Residents need to ensure they are not hindering fire crews by adding to fire danger.

As we get further into August it looks like the hot and dry weather will be here for a while.

With the recent grass fire on Jasper Ave., residents are once again reminded how fragile our balance with nature really is. It doesn’t take much to turn a small backyard fire into a full-blown blaze. If not for the quick and efficient work of the local Grand Forks Fire Rescue, the grass fire could’ve been much, much worse.

At the Southeast Fire Centre, which covers Grand Forks and region, fire information offices are urging great care and have, in fact, enacted a campfire ban.

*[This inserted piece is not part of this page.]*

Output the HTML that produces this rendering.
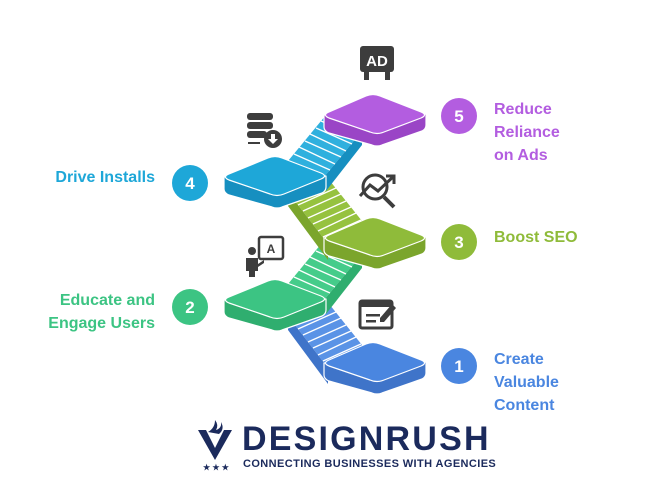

There have been several lightning-caused fires in the region recently, including a 100 hectare blaze in Slocan Park. Any man-made fires pull resources away from those natural fires.

Fortunately, there has only been one small fire in the Boundary in the past week up at Blue Joint Mountain and that was dealt with quickly. However, with tinder-dry conditions that is likely to change.

There are, after all, eight lightning-caused fires which started up this week and 217 in the year to date burning 3,126 hectares.

One thing about fires is that they are very unpredictable. Winds and tree lines can affect how quick a fire spreads and in which direction it goes.

The extremely dry conditions mean the fire risk is very high. New fires will start easily, spread rapidly and challenge fire suppression efforts.

Residents need to ensure they are not hindering fire crews by adding to fire danger.